Eigentlich war das Gesetz im Parlament lange Zeit gar nicht umstritten. Von Beginn weg wurden alle Meinungen der grössten Parteien im EU-Parlament berücksichtigt. Erst kurz vor der Schlussabstimmung im entscheidenden Umweltausschuss des Parlamentes stellte die grösste Fraktion, die Europäische Volkspartei (EVP), alle Kompromisse infrage und kündigte an, gegen das Gesetz und alle Änderungsanträge zu stimmen.

Warum stellte sich die EVP gegen das Naturschutzgesetz?

Die Europäische Volkspartei ist seit längerer Zeit in der Klima- und Umweltpolitik gespalten. Nach den EU-Wahlen 2019 folgte sie zunächst dem Trend für mehr Klimaschutz. Doch seit ein paar Monaten glaubt die EVP zu spüren, dass sich die politischen Gewichte verschieben. Tatsächlich erfuhren in nationalen Wahlen jüngst viele Parteien grosse Zustimmung, welche für einen Stopp beim Klimaschutz plädieren – etwa wegen der Landwirtschaft, der steigenden Energiepreise oder der Wirtschaft. Darum will die EVP ein Jahr vor den nächsten EU-Wahlen ihre Position anpassen, um nicht klimaskeptische Wählerinnen und Wähler an andere Parteien zu verlieren.

Warum sind viele europäische Bauern gegen das Gesetz?

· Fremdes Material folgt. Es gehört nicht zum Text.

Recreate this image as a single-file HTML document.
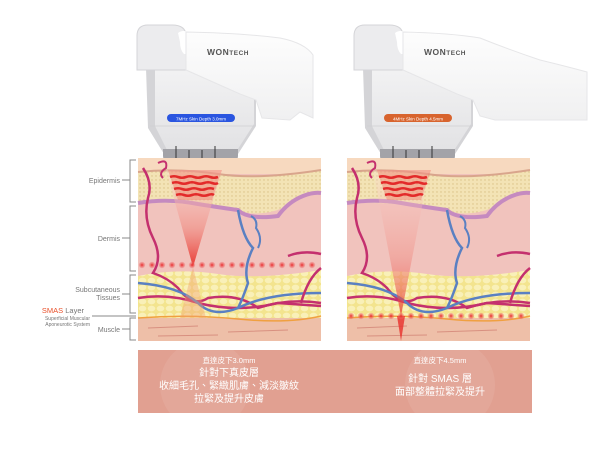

Die Bauern-Lobby argumentiert seit Monaten mit zum Teil falschen oder irreführenden Behauptungen, das «Gesetz zur Wiederherstellung der Natur» würde vielen Landwirtschaftsbetrieben die Existenzgrundlage entziehen, weil die nutzbaren Flächen reduziert werden müssten. Tatsächlich beschloss die EU in den letzten Jahren zahlreiche neue Auflagen zum Umweltschutz, welche den Landwirtschaftssektor zwingen, höhere ökologische Standards zu erfüllen. Das Renaturierungsgesetz verbietet Landwirtschaft in Naturschutzgebieten nicht, verlangt einfach mehr Ökologie beim Landbau.

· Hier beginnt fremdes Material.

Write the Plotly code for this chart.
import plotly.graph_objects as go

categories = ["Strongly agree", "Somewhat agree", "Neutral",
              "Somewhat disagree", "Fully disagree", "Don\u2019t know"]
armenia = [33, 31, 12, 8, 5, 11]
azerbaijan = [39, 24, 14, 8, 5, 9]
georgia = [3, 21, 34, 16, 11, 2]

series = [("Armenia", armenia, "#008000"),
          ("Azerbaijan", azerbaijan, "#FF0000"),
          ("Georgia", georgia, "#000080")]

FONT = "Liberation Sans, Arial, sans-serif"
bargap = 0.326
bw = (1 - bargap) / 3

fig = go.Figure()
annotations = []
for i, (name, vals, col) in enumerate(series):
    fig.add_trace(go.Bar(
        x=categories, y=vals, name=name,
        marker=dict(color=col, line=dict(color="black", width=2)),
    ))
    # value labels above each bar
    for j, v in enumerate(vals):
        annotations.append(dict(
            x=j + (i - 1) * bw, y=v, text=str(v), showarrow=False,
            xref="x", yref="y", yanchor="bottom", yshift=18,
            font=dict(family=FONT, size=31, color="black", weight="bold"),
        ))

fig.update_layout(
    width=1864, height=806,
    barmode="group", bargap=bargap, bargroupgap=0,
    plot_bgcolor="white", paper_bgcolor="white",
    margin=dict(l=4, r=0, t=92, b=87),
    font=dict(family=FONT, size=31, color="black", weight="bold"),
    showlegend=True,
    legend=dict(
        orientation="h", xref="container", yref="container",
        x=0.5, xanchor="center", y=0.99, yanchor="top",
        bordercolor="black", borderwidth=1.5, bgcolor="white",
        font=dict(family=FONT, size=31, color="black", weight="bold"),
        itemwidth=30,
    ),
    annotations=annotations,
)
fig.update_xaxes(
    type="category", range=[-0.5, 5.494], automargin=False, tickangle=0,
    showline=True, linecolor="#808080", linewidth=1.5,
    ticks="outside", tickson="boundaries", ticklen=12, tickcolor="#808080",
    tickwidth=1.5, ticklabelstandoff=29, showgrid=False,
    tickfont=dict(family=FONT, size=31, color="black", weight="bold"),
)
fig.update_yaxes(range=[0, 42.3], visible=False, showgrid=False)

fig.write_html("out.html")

Warum stimmte eine Mehrheit der EU-Mitgliedsländer dem Gesetz bereits zu?

Die Zustimmung zum Gesetzesvorschlag im Rat der 27 Mitgliedsländer fiel erstaunlich deutlich aus. Auch zahlreiche Staaten, in deren Regierung Vertreter der Europäischen Volkspartei sitzen, stimmten für den Vorschlag der EU-Kommission, häufig mit dem Verweis, dass das Gesetz nötig sei, um die internationalen Verpflichtungen – wie das UNO-Biodiversitätsabkommen – einhalten zu können. Es ist aber auch denkbar, dass eine erste grundsätzliche Zustimmung zum Gesetz noch nicht sehr verbindlich war. Denn alle Vertreterinnen der nationalen Regierungen wussten ja, dass das Gesetz anschliessend mit den Entscheidungen des EU-Parlamentes abgeglichen werden musste.